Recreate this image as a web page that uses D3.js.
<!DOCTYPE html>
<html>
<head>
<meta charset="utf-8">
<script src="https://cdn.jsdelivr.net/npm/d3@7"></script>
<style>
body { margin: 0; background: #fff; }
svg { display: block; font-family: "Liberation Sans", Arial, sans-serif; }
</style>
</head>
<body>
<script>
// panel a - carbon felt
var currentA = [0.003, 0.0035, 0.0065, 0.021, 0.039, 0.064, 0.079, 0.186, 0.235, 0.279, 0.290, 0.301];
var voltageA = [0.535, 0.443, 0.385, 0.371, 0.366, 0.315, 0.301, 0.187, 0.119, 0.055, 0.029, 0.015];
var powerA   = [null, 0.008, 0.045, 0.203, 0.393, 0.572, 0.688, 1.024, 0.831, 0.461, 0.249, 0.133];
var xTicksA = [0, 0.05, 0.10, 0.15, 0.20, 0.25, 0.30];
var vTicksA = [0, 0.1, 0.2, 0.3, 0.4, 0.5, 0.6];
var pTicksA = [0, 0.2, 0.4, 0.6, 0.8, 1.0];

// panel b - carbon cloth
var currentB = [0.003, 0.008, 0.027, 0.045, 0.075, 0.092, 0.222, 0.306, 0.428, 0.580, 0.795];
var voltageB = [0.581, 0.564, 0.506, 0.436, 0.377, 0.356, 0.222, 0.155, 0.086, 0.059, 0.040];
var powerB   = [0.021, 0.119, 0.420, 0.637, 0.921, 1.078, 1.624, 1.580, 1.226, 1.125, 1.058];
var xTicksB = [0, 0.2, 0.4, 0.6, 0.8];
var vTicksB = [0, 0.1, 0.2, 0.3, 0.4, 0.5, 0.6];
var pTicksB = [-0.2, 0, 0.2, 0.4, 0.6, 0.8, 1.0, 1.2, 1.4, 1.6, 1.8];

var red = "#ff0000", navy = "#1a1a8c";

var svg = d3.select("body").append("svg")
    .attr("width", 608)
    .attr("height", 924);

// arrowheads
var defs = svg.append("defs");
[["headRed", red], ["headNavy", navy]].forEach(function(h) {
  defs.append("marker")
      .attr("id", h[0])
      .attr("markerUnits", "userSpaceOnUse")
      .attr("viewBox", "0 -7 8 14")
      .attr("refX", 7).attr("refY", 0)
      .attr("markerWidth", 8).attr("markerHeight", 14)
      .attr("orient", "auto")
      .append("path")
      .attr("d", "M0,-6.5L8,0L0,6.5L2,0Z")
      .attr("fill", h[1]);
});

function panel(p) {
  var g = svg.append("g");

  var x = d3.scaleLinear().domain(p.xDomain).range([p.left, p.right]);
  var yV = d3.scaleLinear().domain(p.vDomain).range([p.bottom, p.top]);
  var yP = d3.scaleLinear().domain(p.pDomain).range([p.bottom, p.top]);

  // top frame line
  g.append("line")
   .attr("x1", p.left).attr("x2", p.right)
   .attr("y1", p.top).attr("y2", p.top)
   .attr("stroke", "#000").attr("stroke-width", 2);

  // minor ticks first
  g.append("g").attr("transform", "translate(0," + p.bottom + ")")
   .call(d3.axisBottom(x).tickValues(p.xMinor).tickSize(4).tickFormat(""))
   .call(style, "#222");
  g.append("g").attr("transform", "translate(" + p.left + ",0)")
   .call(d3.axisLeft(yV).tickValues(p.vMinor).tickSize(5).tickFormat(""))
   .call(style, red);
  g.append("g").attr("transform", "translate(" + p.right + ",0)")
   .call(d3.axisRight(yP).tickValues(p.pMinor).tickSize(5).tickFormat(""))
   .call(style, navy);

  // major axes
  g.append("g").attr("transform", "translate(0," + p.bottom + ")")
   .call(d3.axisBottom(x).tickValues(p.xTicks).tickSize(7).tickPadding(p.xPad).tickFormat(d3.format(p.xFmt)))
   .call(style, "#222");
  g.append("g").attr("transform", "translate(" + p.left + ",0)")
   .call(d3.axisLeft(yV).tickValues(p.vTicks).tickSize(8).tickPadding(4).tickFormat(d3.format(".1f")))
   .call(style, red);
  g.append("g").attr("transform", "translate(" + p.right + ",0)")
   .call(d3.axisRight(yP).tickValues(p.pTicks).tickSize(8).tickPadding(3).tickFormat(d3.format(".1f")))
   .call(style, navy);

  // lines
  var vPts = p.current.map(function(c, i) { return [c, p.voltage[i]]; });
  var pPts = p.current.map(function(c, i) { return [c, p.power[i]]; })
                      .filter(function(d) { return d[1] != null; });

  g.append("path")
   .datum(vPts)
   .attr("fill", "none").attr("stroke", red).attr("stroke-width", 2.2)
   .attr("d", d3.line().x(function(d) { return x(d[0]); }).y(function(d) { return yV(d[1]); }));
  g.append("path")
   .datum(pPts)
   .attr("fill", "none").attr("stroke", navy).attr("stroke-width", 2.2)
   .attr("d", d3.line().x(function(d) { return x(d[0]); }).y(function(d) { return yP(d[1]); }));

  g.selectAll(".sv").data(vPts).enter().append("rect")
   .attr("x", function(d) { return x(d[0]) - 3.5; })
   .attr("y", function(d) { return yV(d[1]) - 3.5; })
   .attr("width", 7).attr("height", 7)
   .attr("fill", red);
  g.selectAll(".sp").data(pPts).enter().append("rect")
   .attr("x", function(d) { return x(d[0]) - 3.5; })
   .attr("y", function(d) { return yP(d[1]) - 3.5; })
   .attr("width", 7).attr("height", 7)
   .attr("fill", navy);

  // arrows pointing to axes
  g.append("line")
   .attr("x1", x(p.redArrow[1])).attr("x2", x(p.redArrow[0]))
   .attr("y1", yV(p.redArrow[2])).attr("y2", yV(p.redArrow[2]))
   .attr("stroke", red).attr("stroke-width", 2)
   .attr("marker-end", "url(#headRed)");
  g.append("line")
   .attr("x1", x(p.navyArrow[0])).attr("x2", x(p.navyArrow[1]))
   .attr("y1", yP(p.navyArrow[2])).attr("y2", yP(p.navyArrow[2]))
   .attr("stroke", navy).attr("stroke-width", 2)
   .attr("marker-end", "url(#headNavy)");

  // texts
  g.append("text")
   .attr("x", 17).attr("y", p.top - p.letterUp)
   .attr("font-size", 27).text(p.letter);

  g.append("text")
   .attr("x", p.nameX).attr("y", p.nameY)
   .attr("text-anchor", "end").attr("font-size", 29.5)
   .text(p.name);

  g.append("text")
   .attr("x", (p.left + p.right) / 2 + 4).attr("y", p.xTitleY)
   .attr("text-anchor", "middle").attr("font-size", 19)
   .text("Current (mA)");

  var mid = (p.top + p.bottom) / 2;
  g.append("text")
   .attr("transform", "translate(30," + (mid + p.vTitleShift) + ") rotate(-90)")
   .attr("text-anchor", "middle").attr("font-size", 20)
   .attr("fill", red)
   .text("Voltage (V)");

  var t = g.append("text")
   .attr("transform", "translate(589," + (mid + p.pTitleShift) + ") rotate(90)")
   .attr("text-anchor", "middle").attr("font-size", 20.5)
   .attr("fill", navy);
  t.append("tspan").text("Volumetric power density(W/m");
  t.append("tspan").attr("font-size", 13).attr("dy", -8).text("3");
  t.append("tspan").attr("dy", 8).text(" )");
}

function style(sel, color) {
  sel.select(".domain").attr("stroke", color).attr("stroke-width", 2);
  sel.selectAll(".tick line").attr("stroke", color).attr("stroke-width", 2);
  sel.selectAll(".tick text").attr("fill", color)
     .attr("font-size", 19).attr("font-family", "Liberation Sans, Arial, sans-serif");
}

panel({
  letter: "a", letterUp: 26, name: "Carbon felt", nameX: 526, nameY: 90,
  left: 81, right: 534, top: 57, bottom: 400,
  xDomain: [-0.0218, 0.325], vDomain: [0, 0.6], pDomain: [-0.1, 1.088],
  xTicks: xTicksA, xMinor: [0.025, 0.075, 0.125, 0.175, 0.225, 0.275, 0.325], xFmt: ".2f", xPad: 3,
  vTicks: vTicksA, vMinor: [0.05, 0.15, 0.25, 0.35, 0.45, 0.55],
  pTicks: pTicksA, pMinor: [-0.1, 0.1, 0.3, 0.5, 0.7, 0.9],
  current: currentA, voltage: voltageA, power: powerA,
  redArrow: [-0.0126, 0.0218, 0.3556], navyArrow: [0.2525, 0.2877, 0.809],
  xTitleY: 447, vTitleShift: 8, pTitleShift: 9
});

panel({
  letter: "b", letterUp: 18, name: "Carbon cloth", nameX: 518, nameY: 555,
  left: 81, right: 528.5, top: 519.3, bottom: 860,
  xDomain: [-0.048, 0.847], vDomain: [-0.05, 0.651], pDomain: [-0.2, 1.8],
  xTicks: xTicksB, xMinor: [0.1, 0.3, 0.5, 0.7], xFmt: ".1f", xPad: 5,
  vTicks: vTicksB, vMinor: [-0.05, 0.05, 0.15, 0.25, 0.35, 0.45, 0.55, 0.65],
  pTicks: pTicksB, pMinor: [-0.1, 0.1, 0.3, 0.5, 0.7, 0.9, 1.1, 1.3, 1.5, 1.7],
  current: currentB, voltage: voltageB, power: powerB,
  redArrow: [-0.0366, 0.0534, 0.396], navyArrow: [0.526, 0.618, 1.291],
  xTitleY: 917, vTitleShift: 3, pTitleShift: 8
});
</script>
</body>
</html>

━━━━━━━━

* WHAT IS EXPECTED *
Return only the lines spanning from the first line of the material through the line with "var pTicksA = [0, 0.2, 0.4, 0.6, 0.8, 1.0];", copied exactly, both ends kept.

* RESULT OF THE EXERCISE *
Recreate this image as a web page that uses D3.js.
<!DOCTYPE html>
<html>
<head>
<meta charset="utf-8">
<script src="https://cdn.jsdelivr.net/npm/d3@7"></script>
<style>
body { margin: 0; background: #fff; }
svg { display: block; font-family: "Liberation Sans", Arial, sans-serif; }
</style>
</head>
<body>
<script>
// panel a - carbon felt
var currentA = [0.003, 0.0035, 0.0065, 0.021, 0.039, 0.064, 0.079, 0.186, 0.235, 0.279, 0.290, 0.301];
var voltageA = [0.535, 0.443, 0.385, 0.371, 0.366, 0.315, 0.301, 0.187, 0.119, 0.055, 0.029, 0.015];
var powerA   = [null, 0.008, 0.045, 0.203, 0.393, 0.572, 0.688, 1.024, 0.831, 0.461, 0.249, 0.133];
var xTicksA = [0, 0.05, 0.10, 0.15, 0.20, 0.25, 0.30];
var vTicksA = [0, 0.1, 0.2, 0.3, 0.4, 0.5, 0.6];
var pTicksA = [0, 0.2, 0.4, 0.6, 0.8, 1.0];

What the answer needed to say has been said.